> Problem statement:
Return all lines where the word "with" can be found.

Charts and diagrams as code:
__________

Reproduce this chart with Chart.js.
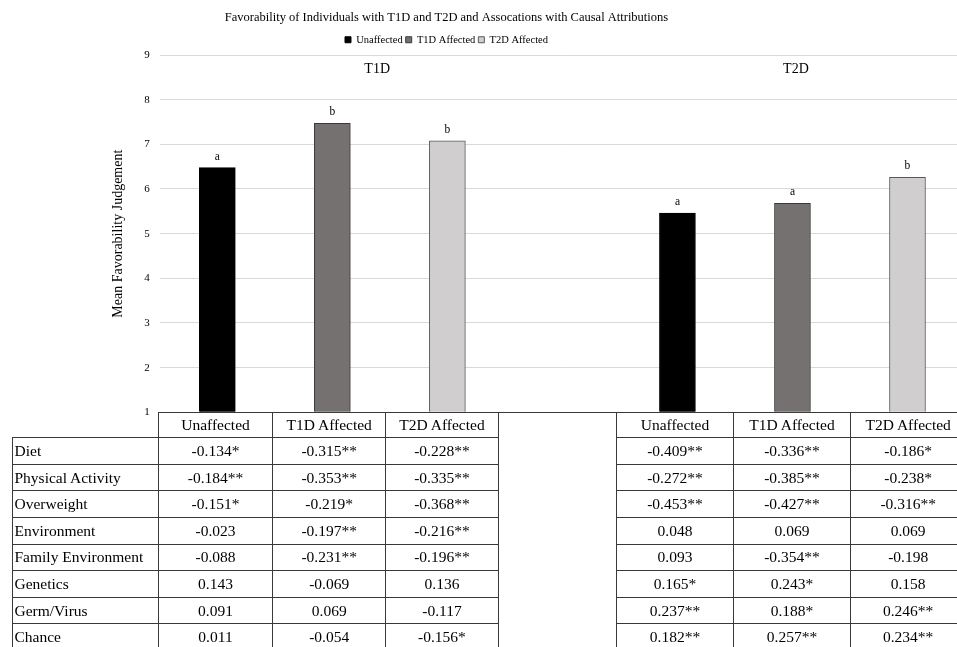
<!DOCTYPE html>
<html>
<head>
<meta charset="utf-8">
<title>Favorability of Individuals with T1D and T2D</title>
<script src="https://cdn.jsdelivr.net/npm/chart.js@4.4.1/dist/chart.umd.min.js"></script>
<style>
  html, body { margin: 0; padding: 0; background: #fff; overflow: hidden; }
  body { width: 957px; height: 647px; position: relative; font-family: 'Liberation Serif', 'Times New Roman', serif; }
  /* canvas is a bit wider than the window so the title sits where it does in the original */
  #chart-wrap { position: absolute; left: -72px; top: 0; width: 1037px; height: 430px; }
  #corr { position: absolute; left: 11.5px; top: 411.8px; width: 954px; border-collapse: collapse; table-layout: fixed; font-size: 15.5px; color: #000; z-index: 2; }
  #corr td { border: 1px solid #3a3a3a; padding: 0 2px; text-align: center; white-space: nowrap; overflow: hidden; }
  #corr td.lbl { text-align: left; }
  #corr td.none { border: none; }
  #corr td.gap { border-bottom: none; }
  #corr tr.head { height: 25.5px; }
  #corr tr.row { height: 26.6px; }
</style>
</head>
<body>
<div id="chart-wrap"><canvas id="fav-chart"></canvas></div>
<table id="corr">
  <colgroup>
    <col style="width:146.3px"><col style="width:114.4px"><col style="width:113px"><col style="width:112.6px">
    <col style="width:118.4px"><col style="width:116.6px"><col style="width:117.4px"><col style="width:115px">
  </colgroup>
  <tbody id="corr-body"></tbody>
</table>
<script>
// bar chart data
const groups = ['T1D', 'T2D'];
const seriesNames = ['Unaffected', 'T1D Affected', 'T2D Affected'];
const categories = ['Unaffected', 'T1D Affected', 'T2D Affected', '', 'Unaffected', 'T1D Affected', 'T2D Affected'];
const unaffectedMeans = [6.48, 5.46];
const t1dAffectedMeans = [7.47, 5.68];
const t2dAffectedMeans = [7.08, 6.26];
const unaffectedSig = ['a', 'a'];
const t1dAffectedSig = ['b', 'a'];
const t2dAffectedSig = ['b', 'b'];
const yMin = 1;
const yMax = 9;

// correlation table
const attributions = ['Diet', 'Physical Activity', 'Overweight', 'Environment', 'Family Environment', 'Genetics', 'Germ/Virus', 'Chance'];
const t1dUnaffectedCorr = ['-0.134*', '-0.184**', '-0.151*', '-0.023', '-0.088', '0.143', '0.091', '0.011'];
const t1dT1dCorr = ['-0.315**', '-0.353**', '-0.219*', '-0.197**', '-0.231**', '-0.069', '0.069', '-0.054'];
const t1dT2dCorr = ['-0.228**', '-0.335**', '-0.368**', '-0.216**', '-0.196**', '0.136', '-0.117', '-0.156*'];
const t2dUnaffectedCorr = ['-0.409**', '-0.272**', '-0.453**', '0.048', '0.093', '0.165*', '0.237**', '0.182**'];
const t2dT1dCorr = ['-0.336**', '-0.385**', '-0.427**', '0.069', '-0.354**', '0.243*', '0.188*', '0.257**'];
const t2dT2dCorr = ['-0.186*', '-0.238*', '-0.316**', '0.069', '-0.198', '0.158', '0.246**', '0.234**'];

// put a per-group value into its slot on the 7-category axis (slot 3 is the gap)
function slot(values, s) {
    return categories.map((c, i) => (i % 4 === s ? values[Math.floor(i / 4)] : null));
}

function buildTable() {
    const body = document.getElementById('corr-body');
    let html = '<tr class="head"><td class="none"></td>';
    html += seriesNames.map(n => `<td>${n}</td>`).join('');
    html += `<td class="gap" rowspan="${attributions.length + 1}"></td>`;
    html += seriesNames.map(n => `<td>${n}</td>`).join('') + '</tr>';
    attributions.forEach((a, i) => {
        const cells = [t1dUnaffectedCorr, t1dT1dCorr, t1dT2dCorr, t2dUnaffectedCorr, t2dT1dCorr, t2dT2dCorr].map(col => `<td>${col[i]}</td>`);
        html += `<tr class="row"><td class="lbl">${a}</td>${cells.join('')}</tr>`;
    });
    body.innerHTML = html;
}

const barLetters = {
    id: 'barLetters',
    afterDatasetsDraw(chart) {
        const ctx = chart.ctx;
        ctx.save();
        ctx.font = '11.5px "Liberation Serif"';
        ctx.fillStyle = '#000';
        ctx.textAlign = 'center';
        ctx.textBaseline = 'alphabetic';
        chart.data.datasets.forEach((ds, di) => {
            chart.getDatasetMeta(di).data.forEach((bar, i) => {
                if (ds.data[i] == null) return;
                ctx.fillText(ds.sig[i], bar.x, bar.y - 8);
            });
        });
        ctx.restore();
    }
};

const groupLabels = {
    id: 'groupLabels',
    afterDatasetsDraw(chart, args, opts) {
        const ctx = chart.ctx;
        const x = chart.scales.x;
        ctx.save();
        ctx.font = '14px "Liberation Serif"';
        ctx.fillStyle = '#000';
        ctx.textAlign = 'center';
        ctx.textBaseline = 'middle';
        groups.forEach((g, i) => {
            ctx.fillText(g, x.getPixelForValue(opts.at[i]), chart.chartArea.top + 14);
        });
        ctx.restore();
    }
};

function drawChart() {
    Chart.defaults.font.family = '"Liberation Serif", "Times New Roman", serif';
    Chart.defaults.color = '#000';
    const ctx = document.getElementById('fav-chart').getContext('2d');
    window.favChart = new Chart(ctx, {
        type: 'bar',
        data: {
            labels: categories,
            datasets: [
                { label: seriesNames[0], data: slot(unaffectedMeans, 0), sig: slot(unaffectedSig, 0), backgroundColor: '#000000', borderColor: '#000000' },
                { label: seriesNames[1], data: slot(t1dAffectedMeans, 1), sig: slot(t1dAffectedSig, 1), backgroundColor: '#767171', borderColor: '#3a3a3a' },
                { label: seriesNames[2], data: slot(t2dAffectedMeans, 2), sig: slot(t2dAffectedSig, 2), backgroundColor: '#d0cece', borderColor: '#595959' }
            ].map(d => Object.assign(d, { borderWidth: 1, grouped: false, barThickness: 36, base: yMin }))
        },
        plugins: [barLetters, groupLabels],
        options: {
            responsive: true,
            maintainAspectRatio: false,
            animation: false,
            layout: { padding: { left: 0, right: 0, top: 0, bottom: 17.7 } },
            plugins: {
                title: {
                    display: true,
                    text: 'Favorability of Individuals with T1D and T2D and Assocations with Causal Attributions',
                    font: { size: 12.5, weight: 'normal' },
                    color: '#000',
                    padding: { top: 10.5, bottom: 6 }
                },
                legend: {
                    labels: { boxWidth: 6, boxHeight: 6, padding: 3, font: { size: 10.5 }, color: '#000' }
                },
                tooltip: { enabled: false },
                groupLabels: { at: [1.39, 5.03] }
            },
            scales: {
                x: { display: false },
                y: {
                    min: yMin,
                    max: yMax,
                    ticks: { stepSize: 1, padding: 10, font: { size: 11 }, color: '#000' },
                    grid: { color: '#d9d9d9', drawTicks: false },
                    border: { display: false },
                    title: {
                        display: true,
                        text: 'Mean Favorability Judgement',
                        font: { size: 14 },
                        color: '#000',
                        padding: { top: 181.6, bottom: 4 }
                    },
                    afterFit(scale) { scale.width = 231.8; }
                }
            }
        }
    });
}

buildTable();
drawChart();
</script>
</body>
</html>
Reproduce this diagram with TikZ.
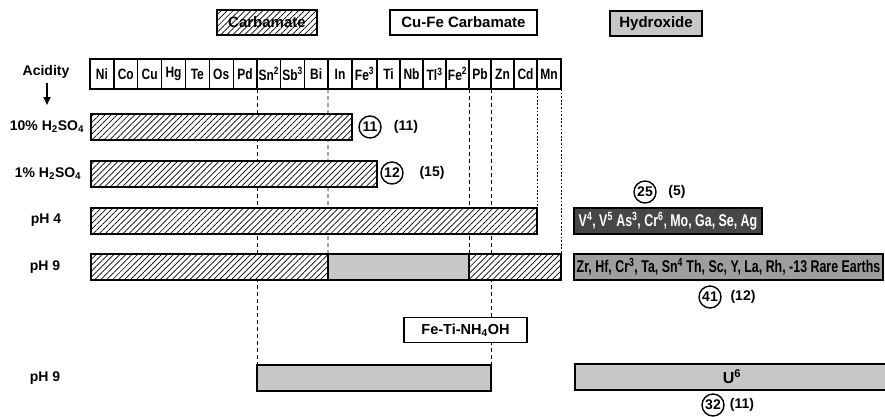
\documentclass[tikz,border=0pt]{standalone}
\usepackage{fontspec}
\setmainfont{Liberation Sans}
\newfontfamily\cond[FakeStretch=0.8]{Liberation Sans}
\newfontfamily\ucond[FakeStretch=0.73]{Liberation Sans}
\usetikzlibrary{patterns.meta,arrows.meta}
\tikzset{
  every node/.style={outer sep=0pt},
  hatch/.style={preaction={fill=white},pattern={Lines[angle=45,distance=4.2pt,line width=0.7pt]}},
  stip/.style={fill=black!22},
  barbox/.style={draw,line width=1.6pt,inner sep=0pt,anchor=north west,minimum height=26pt},
  cell/.style={draw,line width=1.2pt,inner sep=0pt,minimum height=30pt,font=\cond\bfseries\fontsize{15}{16}\selectfont},
  legend/.style={draw,line width=1.8pt,inner sep=0pt,minimum height=25pt,font=\bfseries\fontsize{15}{17}\selectfont},
  lab/.style={font=\bfseries\fontsize{14}{16}\selectfont,inner sep=0pt},
  circ/.style={draw,circle,line width=1.4pt,inner sep=0pt,minimum size=22pt,font=\bfseries\fontsize{14}{16}\selectfont},
  dl/.style={dash pattern=on 4pt off 3pt,line width=0.9pt},
  dt/.style={dash pattern=on 1.8pt off 1.8pt,line width=0.9pt}
}
\begin{document}
\begin{tikzpicture}[x=1pt,y=1pt]
\useasboundingbox (0,0) rectangle (885,-416);
% legend
\node[legend,hatch,minimum width=100pt] (lcarb) at (267,-22.5) {Carbamate};
\node[legend,fill=white,minimum width=147pt] (lcufe) at (463.5,-22.5) {Cu-Fe Carbamate};
\node[legend,stip,minimum width=92pt] (lhyd) at (656,-23.5) {Hydroxide};
% acidity
\node[lab] (acid) at (46,-72) {Acidity};
\coordinate (arrend) at (47,-105);
\draw[line width=2pt,-{Triangle[width=7pt,length=8pt]}] (acid.south -| arrend) ++(0,-4) coordinate (arrst) -- (arrend);
% element cells
\foreach \l/\r/\t [count=\i from 1] in {90/113.9/Ni,113.9/137.7/Co,137.7/161.6/Cu,161.6/185.4/Hg,185.4/209.3/Te,209.3/233.1/Os,233.1/257/Pd,257/280.7/{Sn\textsuperscript{2}},280.7/304.3/{Sb\textsuperscript{3}},304.3/328/Bi,328/352/In,352/377/{Fe\textsuperscript{3}},377/400/Ti,400/423/Nb,423/446/{Tl\textsuperscript{3}},446/469/{Fe\textsuperscript{2}},469/491/Pb,491/514/Zn,514/537/Cd,537/561/Mn}{
  \node[cell,minimum width={(\r-\l)*1pt}] (c\i) at ({(\l+\r)/2},-74) {\t};
}
% bars
\node[barbox,hatch,minimum width=261pt] (r10) at (91,-114) {};
\node[barbox,hatch,minimum width=286pt] (r1) at (91,-161) {};
\node[barbox,hatch,minimum width=446pt] (r4) at (91,-208) {};
\node[barbox,hatch,minimum width=237pt] (r9a) at (91,-254) {};
\node[barbox,stip,minimum width=141pt] (r9b) at (328,-254) {};
\node[barbox,hatch,minimum width=92pt] (r9c) at (469,-254) {};
\node[barbox,stip,minimum width=234pt] (rb) at (257,-365) {};
% dashed connectors
\draw[dl] (c7.south east) -- (rb.north west);
\draw[dl] (c10.south east) -- (r9a.north east);
\draw[dl] (c16.south east) -- (r9b.north east);
\draw[dl] (c17.south east) -- (rb.north east);
\draw[dt] (c19.south east) -- (r4.north east);
\draw[dt] (c20.south east) -- (r9c.north east);
% redraw bars on top of connectors
\node[barbox,hatch,minimum width=261pt] at (91,-114) {};
\node[barbox,hatch,minimum width=286pt] at (91,-161) {};
\node[barbox,hatch,minimum width=446pt] at (91,-208) {};
\node[barbox,hatch,minimum width=237pt] at (91,-254) {};
\node[barbox,stip,minimum width=141pt] at (328,-254) {};
\node[barbox,hatch,minimum width=92pt] at (469,-254) {};
\node[barbox,stip,minimum width=234pt] at (257,-365) {};
\node[legend,fill=white,minimum width=123pt,font=\bfseries\fontsize{14.5}{16}\selectfont] (feti) at (465.5,-330) {Fe-Ti-NH\textsubscript{4}OH};
% row labels
\node[lab] (t10) at (47,-127) {10\% H\textsubscript{2}SO\textsubscript{4}};
\node[lab] (t1) at (48,-174) {1\% H\textsubscript{2}SO\textsubscript{4}};
\node[lab] (t4) at (46,-220) {pH 4};
\node[lab] (t9) at (45,-267) {pH 9};
\node[lab] (t9b) at (45,-378) {pH 9};
% right side boxes
\node[barbox,fill=black!72,minimum width=188pt,text=white,font=\ucond\bfseries\fontsize{17}{18}\selectfont] (hv) at (574,-208) {V\textsuperscript{4}, V\textsuperscript{5} As\textsuperscript{3}, Cr\textsuperscript{6}, Mo, Ga, Se, Ag};
\node[barbox,fill=black!38,minimum width=309pt,font=\ucond\bfseries\fontsize{17}{18}\selectfont] (hz) at (574,-254) {Zr, Hf, Cr\textsuperscript{3}, Ta, Sn\textsuperscript{4} Th, Sc, Y, La, Rh, -13 Rare Earths};
\node[barbox,stip,minimum width=320pt] (hu) at (575,-364) {};
\node[lab,font=\bfseries\fontsize{16}{18}\selectfont] (u6) at (732,-377) {U\textsuperscript{6}};
% circled numbers
\node[circ] (n11) at (370,-127) {11};
\node[lab] (p11) at (406,-127) {(11)};
\node[circ] (n12) at (392,-173) {12};
\node[lab] (p15) at (432,-173) {(15)};
\node[circ] (n25) at (645,-192) {25};
\node[lab] (p5) at (677,-192) {(5)};
\node[circ] (n41) at (710,-297) {41};
\node[lab] (p12) at (743,-297) {(12)};
\node[circ] (n32) at (713,-405) {32};
\node[lab] (p11b) at (742,-405) {(11)};
\end{tikzpicture}
\end{document}
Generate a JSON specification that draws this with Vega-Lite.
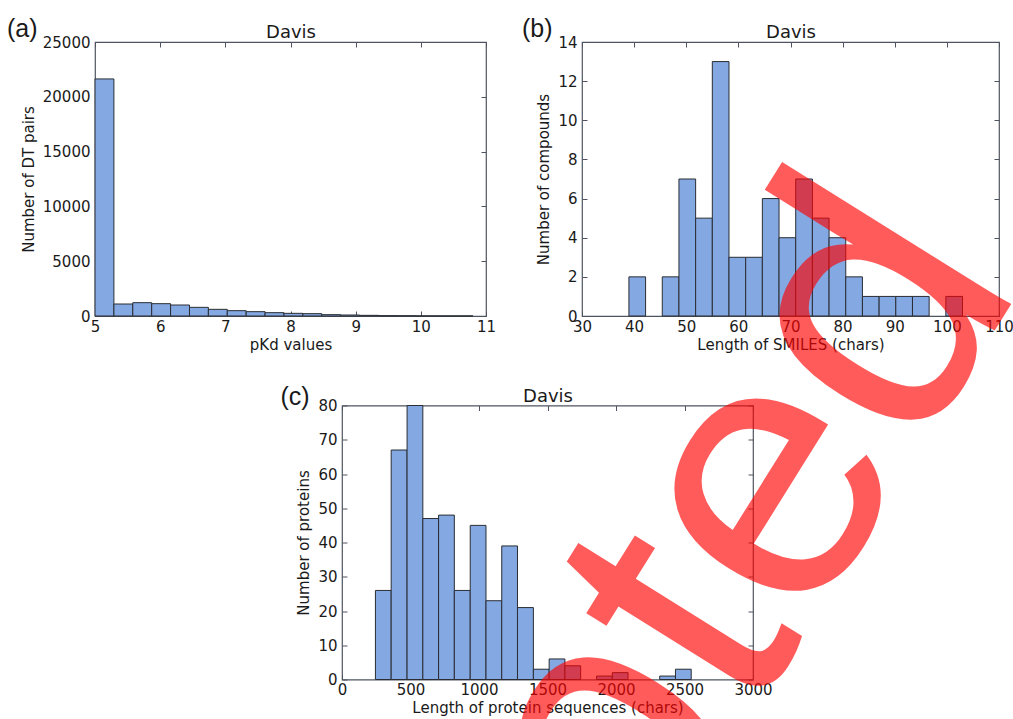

__________

> Exercise response:
Reproduce this chart with Chart.js.
<title>Favorability of Individuals with T1D and T2D</title>
                    text: 'Favorability of Individuals with T1D and T2D and Assocations with Causal Attributions',
Reproduce this diagram with TikZ.
Generate a JSON specification that draws this with Vega-Lite.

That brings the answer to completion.